- Materials data are often fragmented across multiple PDFs or databases. Our group assembles useful data into machine-readable datasets for our use and for public dissemination.
- The group focuses on providing physical understanding of materials systems with complex interactions. We therefore prioritize tools from supervised and unsupervised machine learning that supply interpretable results when used.
- Linear models and tree-based methods have straightforward feature importances that highlight dominant distortions when searching for a structure-property relationship.
- Dimensionality reduction techniques like principal component analysis and uniform manifold approximation and projection can map multiple features into a latent space where clusters can be distinguished.
- The ultimate goal of the informatic system is to enhance the capabilities of the researcher, not replace them.

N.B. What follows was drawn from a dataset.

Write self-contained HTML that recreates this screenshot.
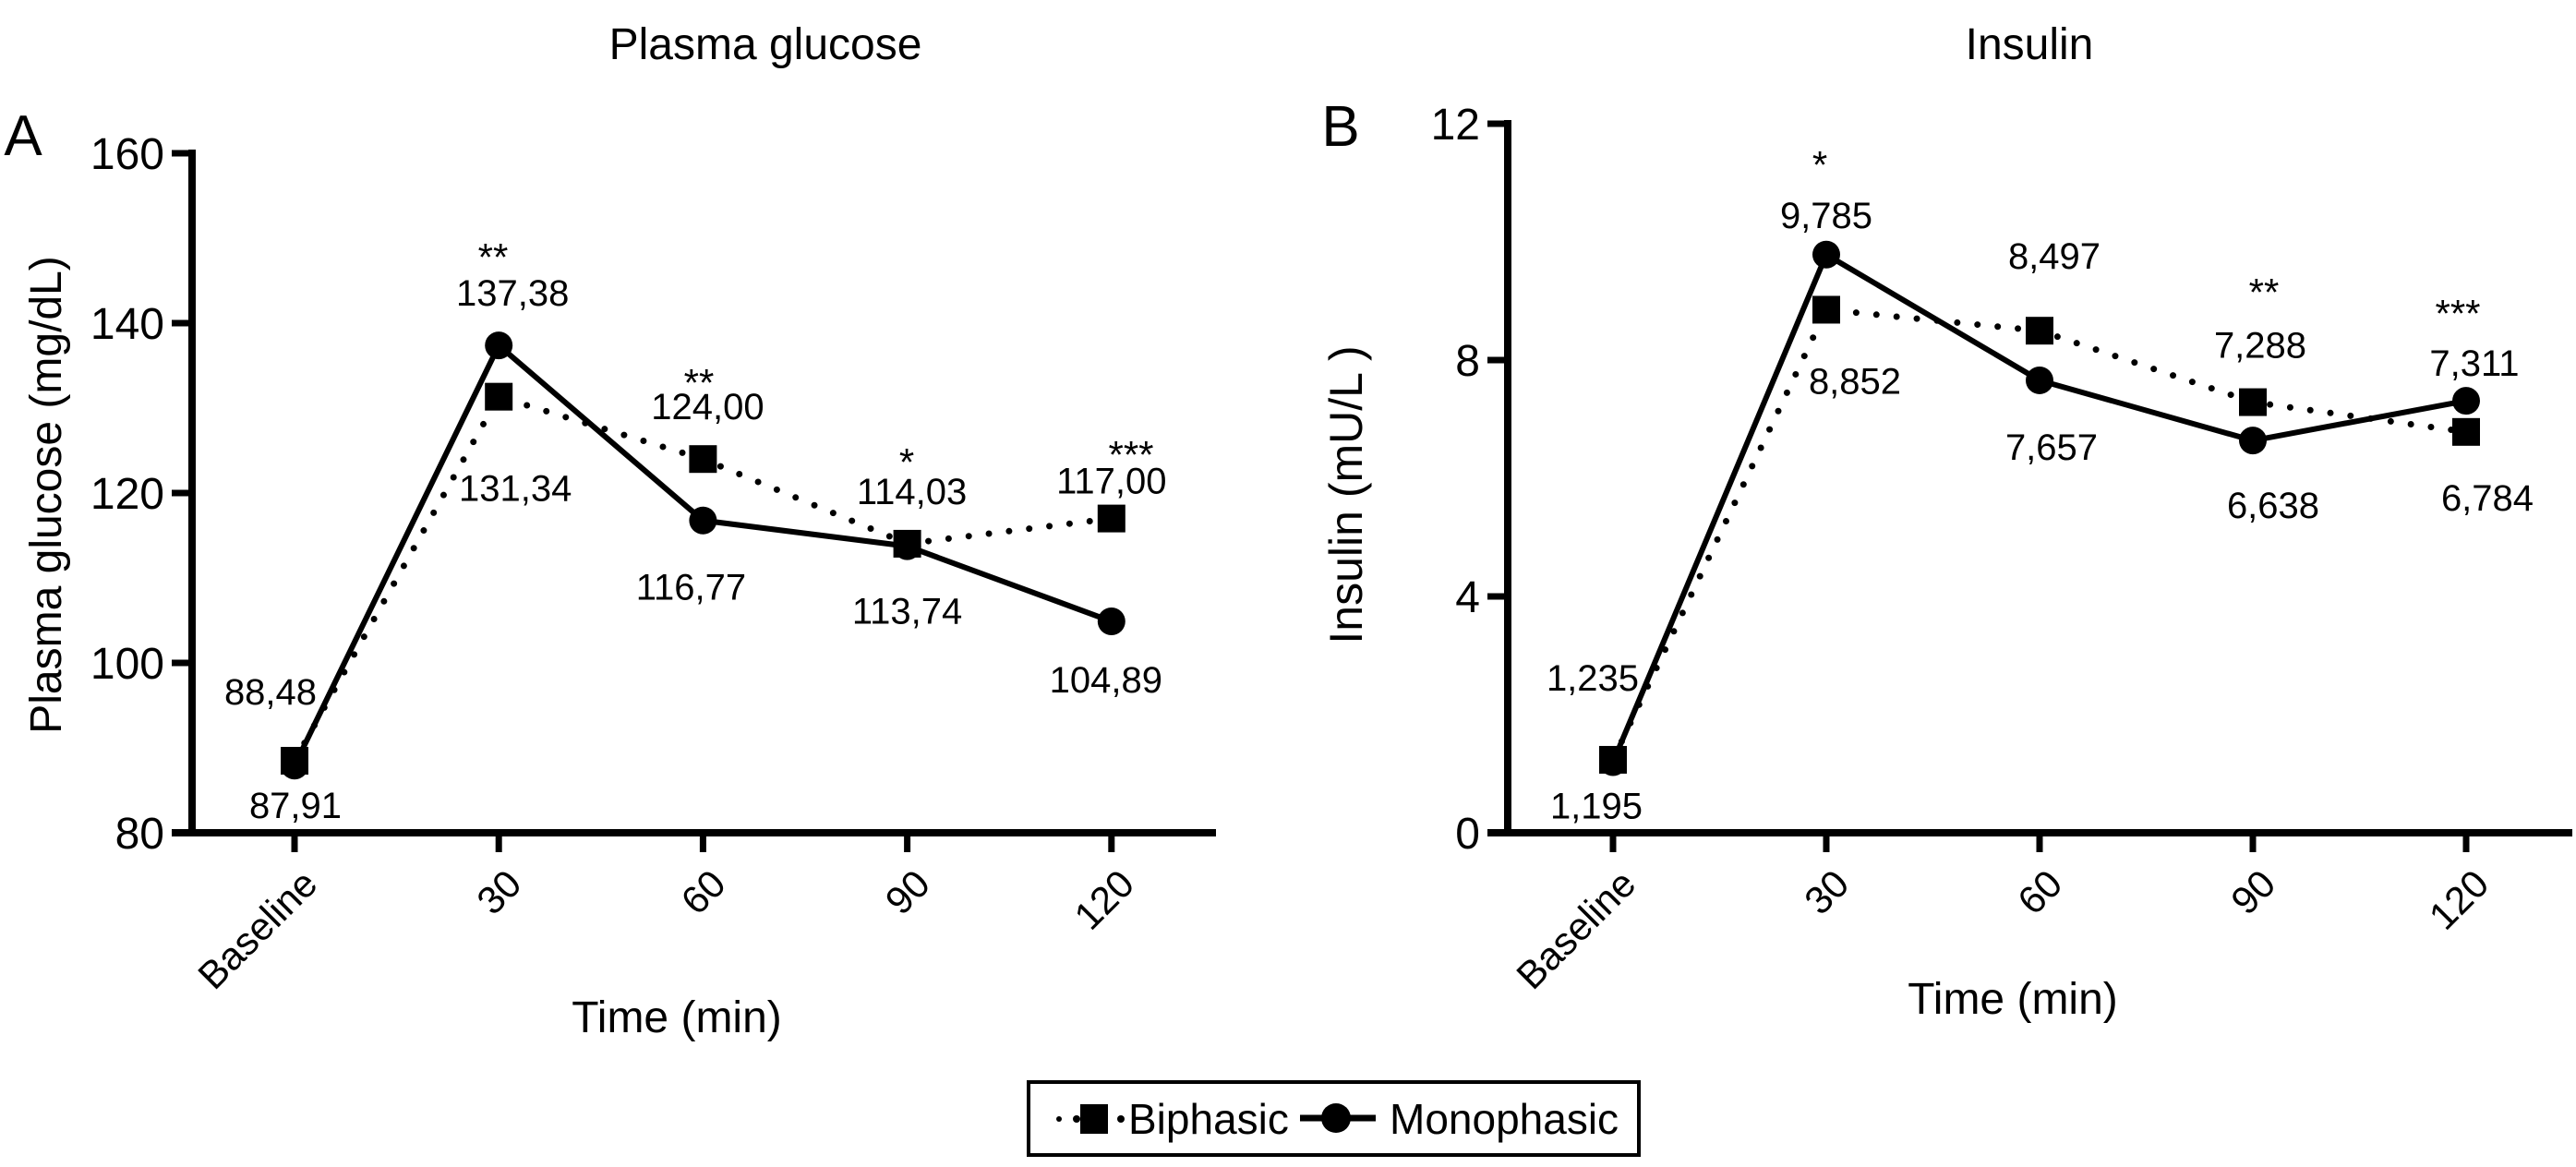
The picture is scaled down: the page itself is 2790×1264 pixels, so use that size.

Crystal-Chemistry Guidelines for Noncentrosymmetric A2BO4 Ruddlesden−Popper Oxides
Noncentrosymmetric (NCS) phases are seldom seen in layered A2BO4 Ruddlesden−Popper (214 RP) oxides. In this work, we uncovered the underlying crystallographic symmetry restrictions that enforce the spatial parity operation of inversion and then subsequently showed how to lift them to achieve NCS structures. Simple octahedral distortions alone, while impacting the electronic and magnetic properties, are insufficient. We showed using group theory that the condensation of two distortion modes, which describe suitable symmetry unique octahedral distortions or a combination of a single octahedral distortion with a “compositional” A or B cation ordering mode, is able to transform the centrosymmetric aristotype into a NCS structure. With these symmetry guidelines, we formulated a data-driven model founded on Bayesian inference that allowed us to rationally search for combinations of A- and B-site elements satisfying the inversion symmetry lifting criterion. We described the general methodology and applied it to 214 iridates with A2+ cations, identifying RPstructured Ca2IrO4 as a potential NCS oxide, which we evaluated with density functional theory. We found a strong energetic competition between two closely related polar and nonpolar low-energy crystal structures in Ca2IrO4 and suggested pathways to stabilize the NCS structure.